Indeed, my favorite moment of the day occurred during a round in which players had to pun on the theme of “Groups (human and animal)”—e.g., flock, herd, choir, and the like. The two men on stage had exhausted most of the obvious words in the category, and were beginning to butt heads with the moderators as they strayed from proper groups into things like the spaces that hold groups (a stadium, a toolbox) and the plural form of any noun that came to mind (fans, otters), which would have allowed the round to run on indefinitely. After a healthy volley one of the contestants offered an invalid answer, and then another, courting disqualification. And then he rebounded with the perfect pun—not the most clever, not the most original, but one that managed to both keep the round going and poke fun at the increasingly strict moderators: “Next year,” he said, “this topic ought to be band.” Despite the limits on both time and topic, this contestant delivered a pun in the heat of the moment that, against all odds, actually made sense. The crowd went wild, perhaps forgetting for a moment that on Monday they would have to return to a world where words mean just one thing at a time.

Ted Trautman has written for The New Yorker, The Atlantic, Slate, Wired, and others. He lives in Puebla, Mexico.

43 COMMENTS

41 Comments

  1. Drew Byrne | May 20, 2014 at 3:21 pm

    And now he has written for the Paris Review — fame at last, and fame that lasts!

  2. Neil in Chicago | May 20, 2014 at 10:30 pm

    Oscar Wilde claimed he could make a pun on any subject. Somebody said – ‘The queen’ Without missing a beat, he replied ‘The queen is not a subject.’

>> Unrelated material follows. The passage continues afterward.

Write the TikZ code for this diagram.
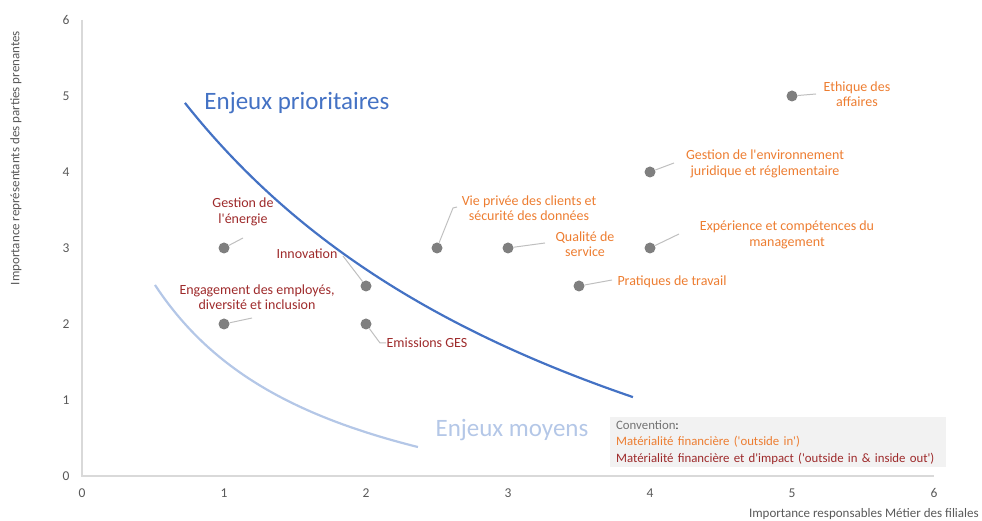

  3. Chris from Manchester | May 21, 2014 at 7:37 am

    Well done Mr Trautman, a true fisher of words.
    May I humbly suggest that a pun might be a tad more acceptable if couched in a limerick.
    To wit:
    An lady of age from the coast.
    Had one particular boast.
    She said,’Nevermore will I cook!’
    As she gave her breakfast a ‘look’
    And the eggs scrambled onto the toast.

  4. Deann in Austin | May 21, 2014 at 8:10 am

    Ted: Here is my best spontaneous Spanish pun. It was the late 80s and late one night I was out on a date with my then-boyfriend, a Costa Rican. The car ahead of us lost a hub cap. He slowed down and I opened the car door, picked up the hub cap, offered it to him and said, “¿Quieres tomar una copa?”

  5. Betsy | May 21, 2014 at 10:45 am

    many moons ago, in German class we came across the word Mu(ss)tet ;where (ss) is the Beta form of s; and I drew a picture of several Bullwinkles playing instruments. I still recall the word, but -sadly- not the meaning.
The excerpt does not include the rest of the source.